QUESTION. In a discussion with black GIs yesterday, I was informed that, especially in the 3rd Marine Division, black GIs were always given the dirty work in torturing villagers, slapping around villagers. They always made the black GIs look like devils to the villagers to strike terror into their hearts. Perhaps this is related to the theory that the villagers had about blacks interrogating.
PANELIST. Well, I'd like to make a comment on that statement. In my experiences in Vietnam, the blacks were more apt to identify with the Vietnamese than the white GI was because, they, the blacks, are suffering from racism as the war in Vietnam is a racist war against the Vietnam people. Therefore, they can identify with them in my estimation. I believe that black GIs were less apt to be sadistic and violent with Vietnamese people. The black interrogator that we had refused to interrogate people. Any classification that he put on the prisoner would intensify. If he found the prisoner to be guilty of any of the numerous crimes that they can be guilty of, you know, belonging to Viet Cong organization, they would go to the National Police and he wanted no part of it. He tried to remove himself from it completely.
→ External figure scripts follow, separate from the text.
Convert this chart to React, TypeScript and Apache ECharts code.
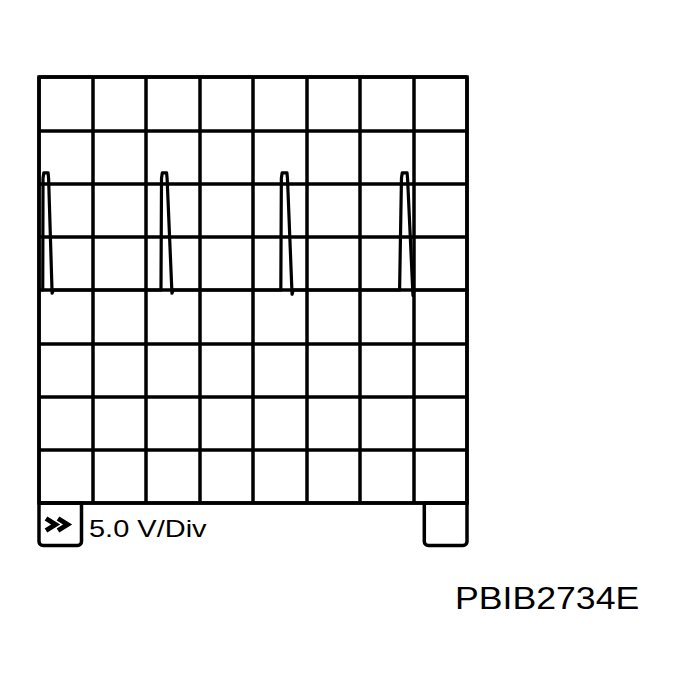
import React, { useEffect, useRef } from "react";
import * as echarts from "echarts";

// Horizontal divisions (time) and vertical scale (volts, 5.0 V/Div)
const xDivisions = [0, 1, 2, 3, 4, 5, 6, 7, 8];
const voltTicks = [-20, -15, -10, -5, 0, 5, 10, 15, 20];
const scaleLabel = "5.0 V/Div";
const figureId = "PBIB2734E";

// Trace points: [division, volts]
const tracePoints: [number, number][] = [
  [0.07, 0], [0.075, 10.5], [0.09, 11], [0.17, 11], [0.18, 10.4], [0.245, -0.3], [0.27, 0],
  [2.28, 0], [2.29, 10.5], [2.305, 11], [2.385, 11], [2.395, 10.4], [2.485, -0.3], [2.51, 0],
  [4.52, 0], [4.53, 10.5], [4.545, 11], [4.635, 11], [4.645, 10.4], [4.73, -0.4], [4.75, 0],
  [6.74, 0], [6.775, 10.5], [6.79, 11], [6.88, 11], [6.89, 10.4], [6.99, -0.5], [7.01, 0],
  [8, 0],
];

export default function App() {
  const ref = useRef<HTMLDivElement>(null);
  useEffect(() => {
    if (!ref.current) return;
    const chart = echarts.init(ref.current, null, { renderer: "svg" });
    const gridLine = { color: "#000", width: 3.5 };
    chart.setOption({
      animation: false,
      backgroundColor: "#fff",
      grid: {
        left: 39,
        top: 77,
        width: 428,
        height: 426,
        show: true,
        borderColor: "#000",
        borderWidth: 3.5,
        backgroundColor: "transparent",
      },
      xAxis: {
        type: "value",
        min: xDivisions[0],
        max: xDivisions[xDivisions.length - 1],
        interval: 1,
        axisLabel: { show: false },
        axisTick: { show: false },
        axisLine: { show: false },
        splitLine: { show: true, lineStyle: gridLine },
      },
      yAxis: {
        type: "value",
        min: voltTicks[0],
        max: voltTicks[voltTicks.length - 1],
        interval: 5,
        axisLabel: { show: false },
        axisTick: { show: false },
        axisLine: { show: false },
        splitLine: { show: true, lineStyle: gridLine },
      },
      series: [
        {
          type: "line",
          data: tracePoints,
          showSymbol: false,
          smooth: false,
          clip: false,
          z: 5,
          lineStyle: { color: "#000", width: 3.2, join: "round", cap: "round" },
        },
      ],
      graphic: [
        {
          type: "rect",
          shape: { x: 39, y: 503, width: 42.5, height: 42.5, r: [0, 0, 4, 4] },
          style: { fill: "none", stroke: "#000", lineWidth: 3.5 },
        },
        {
          type: "rect",
          shape: { x: 424.3, y: 503, width: 42.7, height: 42.5, r: [0, 0, 4, 4] },
          style: { fill: "none", stroke: "#000", lineWidth: 3.5 },
        },
        {
          type: "polyline",
          shape: { points: [[46, 518.5], [55.5, 524.5], [46, 530.5]] },
          style: { fill: "none", stroke: "#000", lineWidth: 5, lineJoin: "miter" },
        },
        {
          type: "polyline",
          shape: { points: [[58, 518.5], [67.5, 524.5], [58, 530.5]] },
          style: { fill: "none", stroke: "#000", lineWidth: 5, lineJoin: "miter" },
        },
        {
          type: "text",
          x: 89,
          y: 529.5,
          scaleX: 1.26,
          style: {
            text: scaleLabel,
            x: 0,
            y: 0,
            fill: "#000",
            fontSize: 23,
            fontFamily: "'Liberation Sans', Arial, sans-serif",
            textAlign: "left",
            textVerticalAlign: "middle",
          },
        },
        {
          type: "text",
          x: 455,
          y: 598,
          scaleX: 1.15,
          style: {
            text: figureId,
            x: 0,
            y: 0,
            fill: "#000",
            fontSize: 31,
            fontFamily: "'Liberation Sans', Arial, sans-serif",
            textAlign: "left",
            textVerticalAlign: "middle",
          },
        },
      ],
    });
    return () => chart.dispose();
  }, []);
  return (
    <div
      ref={ref}
      style={{ position: "absolute", left: 0, top: 0, width: 681, height: 685, background: "#fff" }}
    />
  );
}
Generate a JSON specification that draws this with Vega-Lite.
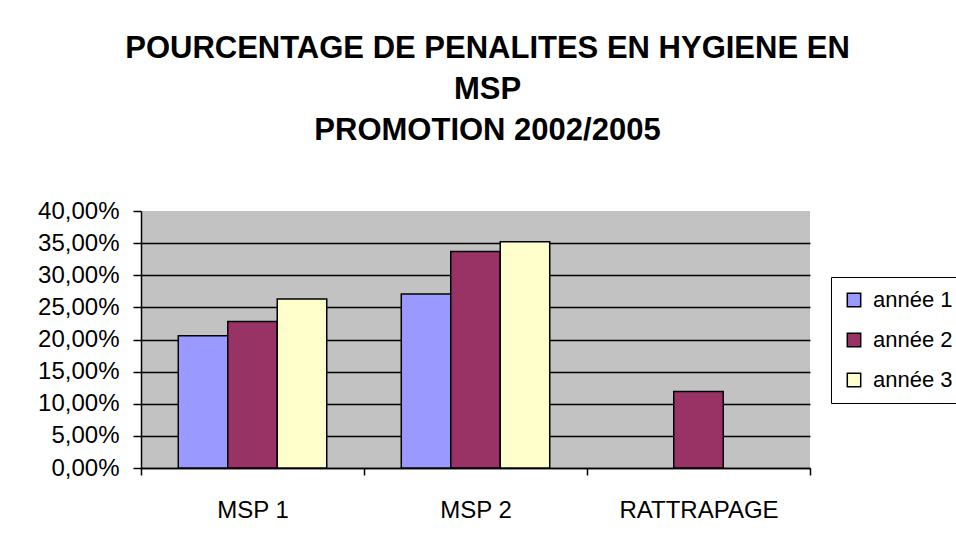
{
  "$schema": "https://vega.github.io/schema/vega-lite/v6.json",
  "width": 669,
  "height": 257,
  "autosize": {"type": "none"},
  "padding": {"left": 141, "top": 211, "right": 146, "bottom": 80},
  "background": "white",
  "title": {
    "text": ["POURCENTAGE DE PENALITES EN HYGIENE EN", "MSP", "PROMOTION 2002/2005"],
    "font": "Liberation Sans",
    "fontSize": 31,
    "fontWeight": "bold",
    "color": "black",
    "lineHeight": 41,
    "anchor": "middle",
    "dx": 12,
    "offset": 52
  },
  "data": {
    "values": [
      {"groupe": "MSP 1", "annee": "année 1", "valeur": 0.206},
      {"groupe": "MSP 1", "annee": "année 2", "valeur": 0.228},
      {"groupe": "MSP 1", "annee": "année 3", "valeur": 0.263},
      {"groupe": "MSP 2", "annee": "année 1", "valeur": 0.271},
      {"groupe": "MSP 2", "annee": "année 2", "valeur": 0.337},
      {"groupe": "MSP 2", "annee": "année 3", "valeur": 0.352},
      {"groupe": "RATTRAPAGE", "annee": "année 2", "valeur": 0.119}
    ]
  },
  "mark": {"type": "bar", "stroke": "black", "strokeWidth": 1.5},
  "encoding": {
    "x": {
      "field": "groupe",
      "type": "nominal",
      "sort": ["MSP 1", "MSP 2", "RATTRAPAGE"],
      "scale": {"paddingInner": 0, "paddingOuter": 0},
      "axis": {
        "title": null,
        "labelAngle": 0,
        "labelFont": "Liberation Sans",
        "labelFontSize": 24,
        "labelColor": "black",
        "labelPadding": 23,
        "domainColor": "black",
        "domainWidth": 1.5,
        "tickColor": "black",
        "tickWidth": 1.5,
        "tickSize": 7,
        "tickBand": "extent",
        "grid": false
      }
    },
    "xOffset": {
      "field": "annee",
      "type": "nominal",
      "scale": {"domain": ["année 1", "année 2", "année 3"], "paddingInner": 0, "paddingOuter": 0.753}
    },
    "y": {
      "field": "valeur",
      "type": "quantitative",
      "scale": {"domain": [0, 0.4], "nice": false},
      "axis": {
        "title": null,
        "values": [0, 0.05, 0.1, 0.15, 0.2, 0.25, 0.3, 0.35, 0.4],
        "labelExpr": "replace(format(datum.value, '.2%'), '.', ',')",
        "labelFont": "Liberation Sans",
        "labelFontSize": 24,
        "labelColor": "black",
        "labelPadding": 14,
        "domainColor": "black",
        "domainWidth": 1.5,
        "tickColor": "black",
        "tickWidth": 1.5,
        "tickSize": 8,
        "grid": true,
        "gridColor": "black",
        "gridOpacity": {"condition": {"test": "datum.value >= 0.39", "value": 0}, "value": 1},
        "gridWidth": 1.5
      }
    },
    "color": {
      "field": "annee",
      "type": "nominal",
      "scale": {"domain": ["année 1", "année 2", "année 3"], "range": ["#9999FF", "#993366", "#FFFFCC"]},
      "legend": {
        "title": null,
        "orient": "none",
        "legendX": 690,
        "legendY": 66
      }
    }
  },
  "config": {
    "view": {"fill": "#c2c2c2", "stroke": null},
    "legend": {
      "strokeColor": "black",
      "fillColor": "white",
      "padding": 12,
      "symbolType": "square",
      "symbolSize": 180,
      "symbolStrokeColor": "black",
      "symbolStrokeWidth": 1.5,
      "symbolOpacity": 1,
      "labelFont": "Liberation Sans",
      "labelFontSize": 22,
      "labelColor": "black",
      "labelOffset": 8,
      "rowPadding": 18
    }
  }
}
QUESTION. Was there a difference in attitude between the heads and the alcoholics?
PANELIST. Well, generally, the alcoholics were the career types and their attitude was body counts. Killing people was what they were after, but they didn't have to do it so they were really anxious to send people out into the field to do it. I imagine if they had gone out into the field, they may have tried grass, but seeing as they were in rear areas they had alcohol. It was readily available. But had they gone out and had they experienced some of the combat conditions, which they expected other people under their command to go through, I imagine maybe they would have tried other things.
QUESTION. I was wondering if drug abuse...
PANELIST. I never saw anyone interrogate anyone under the influence of any drugs, other than maybe alcohol. But, I think that had anyone been stoned during an interrogation, they would be less apt to use torture than somebody who was straight or especially drunk.
QUESTION. Earlier, when you testified, you referred to the Viet Cong forcing people to join them. How did you get this information? Was that information extracted from them under duress or force?
PANELIST. Normally they'd volunteer the information. Saying that the Viet Cong had forced them was probably a bad statement to make because to them, especially in the northern part of Vietnam, the government of Saigon is a remote intangible entity. The only government that they've known and they identify with is the Viet Cong. Because the Viet Cong don't own the land that they're farming. The Viet Cong don't tax the land that they're farming. The people in Saigon own the land and it's the constant struggle between the poor and the rich. They give their allegiance to the Viet Cong because Viet Cong are the people they encounter in their daily lives; the people that live in the same way that they do. The people who are fighting for them, as opposed to the government of Vietnam, the official government of Vietnam, the American- sanctioned government of Vietnam, which has nothing to do with the people except levy taxes and kill them.